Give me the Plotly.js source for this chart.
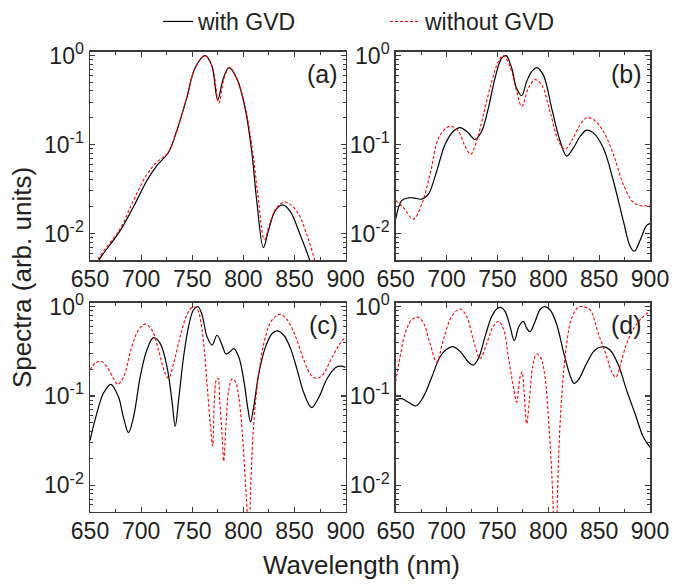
<!DOCTYPE html>
<html>
<head>
<meta charset="utf-8">
<script src="https://cdn.plot.ly/plotly-3.0.1.min.js"></script>
<style>html,body{margin:0;padding:0;background:#fff;}#chart{width:688px;height:586px;}</style>
</head>
<body>
<div id="chart"></div>
<script>
// ---- Data (wavelength nm, spectra arb. units) ----
const seriesNames = ["with GVD", "without GVD"];
const panelLabels = ["(a)", "(b)", "(c)", "(d)"];
const xTickVals = [650, 700, 750, 800, 850, 900];
const yTickVals = [0.01, 0.1, 1];
const yTickText = ["10<sup>-2</sup>", "10<sup>-1</sup>", "10<sup>0</sup>"];
const yMinorVals = [0.006,0.007,0.008,0.009,0.02,0.03,0.04,0.05,0.06,0.07,0.08,0.09,0.2,0.3,0.4,0.5,0.6,0.7,0.8,0.9];

// (a)
const aWithX = [655,659.8,679.3,695.6,705.4,715.2,726.6,734.7,744.5,752.7,762.4,769,774.8,780.4,785.9,793.4,801.6,808.1,813,819.5,824.4,830.9,838.1,845.6,855.3,864.5,870];
const aWithY = [0.0042,0.00525,0.0107,0.0234,0.0389,0.0575,0.0813,0.141,0.331,0.724,1.0,0.776,0.318,0.556,0.733,0.556,0.257,0.0841,0.0234,0.00692,0.0107,0.0178,0.0209,0.0178,0.00977,0.00513,0.00316];
const aWithoutX = [656,658.1,679.3,692.4,705.4,715.2,726.6,734.7,744.5,752.7,762.4,769.5,776,781,786.2,793.6,802,809,814.5,820.5,825.5,832,840.7,852.1,861.9,869.4,874];
const aWithoutY = [0.00398,0.00513,0.0112,0.0234,0.0457,0.0631,0.0813,0.141,0.331,0.724,1.0,0.759,0.292,0.55,0.733,0.556,0.257,0.0841,0.0251,0.00851,0.0126,0.0191,0.0226,0.0178,0.00977,0.00513,0.00316];

// (b)
const bWithX = [650,655.9,662.5,667.4,675.6,682.1,690.3,698.5,706.7,713.2,721.4,728,734.5,741.1,747.6,754.2,758.5,764,768.9,773.9,778.8,783.7,788.6,795.2,803.3,811.5,818.1,824.6,831.2,837.7,844.3,854.1,864,873.8,880.3,884.6,890.2,896.7,900];
const bWithY = [0.0145,0.0234,0.0251,0.0251,0.0243,0.0275,0.0501,0.1,0.141,0.155,0.135,0.114,0.141,0.257,0.556,0.933,1.0,0.724,0.427,0.355,0.513,0.661,0.733,0.603,0.257,0.110,0.0741,0.0912,0.123,0.145,0.135,0.0912,0.0389,0.0138,0.00724,0.00631,0.00832,0.0123,0.0129];
const bWithoutX = [650,657.5,667.4,675.6,683.7,692,700.1,705,711.6,718.2,723.7,729.6,736.2,744.4,750.9,755.8,762.4,768.9,773.9,780.4,787,793.5,801.7,809.9,816.4,823,831.2,837.7,844.3,854.1,864,873.8,883.6,891.8,900];
const bWithoutY = [0.0234,0.0195,0.0145,0.0214,0.0457,0.117,0.155,0.160,0.141,0.0955,0.0776,0.110,0.216,0.513,0.851,1.0,0.75,0.398,0.269,0.427,0.537,0.468,0.234,0.110,0.0881,0.110,0.166,0.2,0.191,0.141,0.0776,0.0355,0.0224,0.0204,0.0209];

// (c)
const cWithX = [650,656.5,663.1,670.3,677.8,682.7,687.6,692.5,699,705.6,712.1,718.6,725.2,730.1,733.3,736.6,741.5,746.4,751.3,755.6,759.5,764.4,769.3,774.2,779.1,783,787.3,790.5,795.4,800.3,804.6,806.9,810.1,815,821.6,828.1,833,839.5,846.1,852.6,859.2,866.7,873.9,882,890.2,895.1,900];
const cWithY = [0.0316,0.0631,0.107,0.135,0.0977,0.0575,0.0389,0.0575,0.162,0.327,0.451,0.389,0.214,0.0891,0.0457,0.0891,0.275,0.603,0.925,1.0,0.813,0.462,0.372,0.479,0.372,0.295,0.316,0.339,0.275,0.151,0.0692,0.0513,0.0759,0.178,0.355,0.501,0.537,0.479,0.339,0.195,0.107,0.0741,0.0977,0.158,0.209,0.216,0.209];
const cWithoutX = [650,654.9,660.5,666.3,672.9,677.1,682.7,690.8,697.4,703.9,710.5,717,723.5,726.8,731.7,738.2,744.8,750.7,755.2,758.5,761.8,764.4,767.6,769.9,771.6,773.5,775.2,776.8,779.1,780.7,783,785.6,788.9,792.2,795.4,798.7,801.3,803.6,805,806.2,807.5,810.1,815,821.6,828.1,835.6,842.8,851,859.2,866.3,871.6,877.1,885.3,893.5,900];
const cWithoutY = [0.195,0.232,0.245,0.214,0.158,0.135,0.162,0.355,0.55,0.638,0.55,0.327,0.178,0.158,0.232,0.462,0.813,1.0,0.925,0.661,0.327,0.138,0.049,0.0275,0.0891,0.151,0.158,0.0891,0.038,0.0186,0.049,0.115,0.155,0.145,0.0977,0.0407,0.0145,0.0049,0.001,0.00398,0.0123,0.049,0.178,0.462,0.713,0.82,0.713,0.462,0.251,0.17,0.158,0.17,0.251,0.372,0.462];

// (d)
const dWithX = [650,655.9,662.5,670,677.2,685.4,693.6,700.1,706,713.2,721.4,726.3,731.3,737.8,744.4,749.3,753.2,757.5,762.4,766.6,771.2,775.5,778.8,782,787,791.9,796.1,801.7,808.3,814.8,821.4,825.3,829.6,837.7,845.9,854.1,860.7,868.9,877.1,885.3,893.4,900];
const dWithY = [0.0912,0.0933,0.0851,0.0776,0.0977,0.162,0.275,0.333,0.357,0.316,0.24,0.222,0.263,0.462,0.776,0.942,0.982,0.885,0.603,0.417,0.603,0.684,0.575,0.525,0.684,0.925,1.0,0.925,0.631,0.316,0.17,0.138,0.151,0.232,0.327,0.357,0.327,0.222,0.115,0.0631,0.0347,0.0266];
const dWithoutX = [650,654.3,659.2,665.7,671.6,677.2,683.7,690.3,696.9,705,713.2,719.8,726.3,732.9,739.5,746,750.9,755.8,760.7,765.7,768.9,772.2,774.2,776.1,778.8,781.4,784.7,788.6,792.9,796.8,800.1,803.3,805.6,807,808.3,809.9,813.2,818.1,823,829.6,834.5,841,849.2,857.4,862.3,866.3,870.5,877.1,885.3,893.4,900];
const dWithoutY = [0.145,0.275,0.501,0.713,0.764,0.661,0.389,0.24,0.427,0.776,0.942,0.776,0.427,0.263,0.389,0.603,0.684,0.575,0.275,0.126,0.0851,0.162,0.186,0.115,0.049,0.0891,0.214,0.295,0.263,0.162,0.0575,0.0145,0.00316,0.001,0.00316,0.0174,0.0977,0.389,0.745,0.99,1.0,0.925,0.501,0.275,0.186,0.162,0.214,0.389,0.603,0.776,0.885];

const panels = [
  {w:[aWithX,aWithY], wo:[aWithoutX,aWithoutY]},
  {w:[bWithX,bWithY], wo:[bWithoutX,bWithoutY]},
  {w:[cWithX,cWithY], wo:[cWithoutX,cWithoutY]},
  {w:[dWithX,dWithY], wo:[dWithoutX,dWithoutY]}
];

const W = 688, H = 586;
const FONT = "Liberation Sans, Arial, sans-serif";
const TXT = "#231f20";
const AX = "#3a3a3a";

const traces = [];
panels.forEach((p, i) => {
  const xa = i === 0 ? "x" : "x" + (i + 1);
  const ya = i === 0 ? "y" : "y" + (i + 1);
  traces.push({x: p.w[0], y: p.w[1], xaxis: xa, yaxis: ya, type: "scatter", mode: "lines",
    name: seriesNames[0], legendgroup: "w", showlegend: i === 0,
    line: {color: "#000000", width: 1.2, shape: "spline", smoothing: 1}});
  traces.push({x: p.wo[0], y: p.wo[1], xaxis: xa, yaxis: ya, type: "scatter", mode: "lines",
    name: seriesNames[1], legendgroup: "wo", showlegend: i === 0,
    line: {color: "#ff0000", width: 1.1, dash: "3px,2px", shape: "spline", smoothing: 1}});
});

const colDom = [[90 / W, 345.7 / W], [395.7 / W, 650 / W]];
const rowDom = [[(H - 259) / H, (H - 50) / H], [(H - 511.7) / H, (H - 302) / H]];

function xaxis(col, row, anchor) {
  return {domain: colDom[col], anchor: anchor, range: [650, 900], type: "linear",
    tickmode: "array", tickvals: xTickVals, ticks: "inside", ticklen: 5, tickwidth: 1.2, tickcolor: AX,
    minor: {dtick: 25, tick0: 650, ticks: "inside", ticklen: 3, tickwidth: 1, tickcolor: AX},
    showline: true, linecolor: AX, linewidth: 1.5, mirror: "ticks", showgrid: false, zeroline: false,
    ticklabelstandoff: -2,
    tickfont: {family: FONT, size: 23, color: TXT}, fixedrange: true};
}
function yaxis(col, row, anchor) {
  return {domain: rowDom[row], anchor: anchor, type: "log", range: [-2.3, 0.042],
    tickmode: "array", tickvals: yTickVals, ticktext: yTickText,
    ticks: "inside", ticklen: 5, tickwidth: 1.2, tickcolor: AX,
    minor: {tickmode: "array", tickvals: yMinorVals, ticks: "inside", ticklen: 3, tickwidth: 1, tickcolor: AX},
    showline: true, linecolor: AX, linewidth: 1.5, mirror: "ticks", showgrid: false, zeroline: false,
    tickfont: {family: FONT, size: 23, color: TXT}, fixedrange: true};
}

const layout = {
  width: W, height: H, margin: {l: 0, r: 0, t: 0, b: 0},
  paper_bgcolor: "#ffffff", plot_bgcolor: "#ffffff",
  font: {family: FONT, color: TXT},
  showlegend: true,
  legend: {orientation: "h", x: 158 / W, xanchor: "left", y: 1 + 2 / H, yanchor: "top",
    font: {family: FONT, size: 23, color: TXT}, entrywidth: 182, entrywidthmode: "pixels",
    bgcolor: "rgba(0,0,0,0)", borderwidth: 0, itemclick: false, itemdoubleclick: false},
  xaxis: xaxis(0, 0, "y"), yaxis: yaxis(0, 0, "x"),
  xaxis2: xaxis(1, 0, "y2"), yaxis2: yaxis(1, 0, "x2"),
  xaxis3: xaxis(0, 1, "y3"), yaxis3: yaxis(0, 1, "x3"),
  xaxis4: xaxis(1, 1, "y4"), yaxis4: yaxis(1, 1, "x4"),
  annotations: [
    {text: "Wavelength (nm)", xref: "paper", yref: "paper", x: 361 / W, y: 1 - 565 / H, xanchor: "center", yanchor: "middle",
      showarrow: false, font: {family: FONT, size: 26, color: TXT}},
    {text: "Spectra (arb. units)", xref: "paper", yref: "paper", x: 22 / W, y: 1 - 277 / H, xanchor: "center", yanchor: "middle",
      textangle: -90, showarrow: false, font: {family: FONT, size: 26, color: TXT}}
  ]
};
panelLabels.forEach((t, i) => {
  const xs = i === 0 ? "x" : "x" + (i + 1);
  const ys = i === 0 ? "y" : "y" + (i + 1);
  layout.annotations.push({text: t, xref: xs + " domain", yref: ys + " domain", x: 0.978, y: 0.895,
    xanchor: "right", yanchor: "middle", showarrow: false, font: {family: FONT, size: 25, color: TXT}});
});

Plotly.newPlot("chart", traces, layout, {displayModeBar: false, staticPlot: true});
</script>
</body>
</html>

= = = =

**Directions**
Report only the number of lines in the data above that contain "chart".

**Response to this task**
4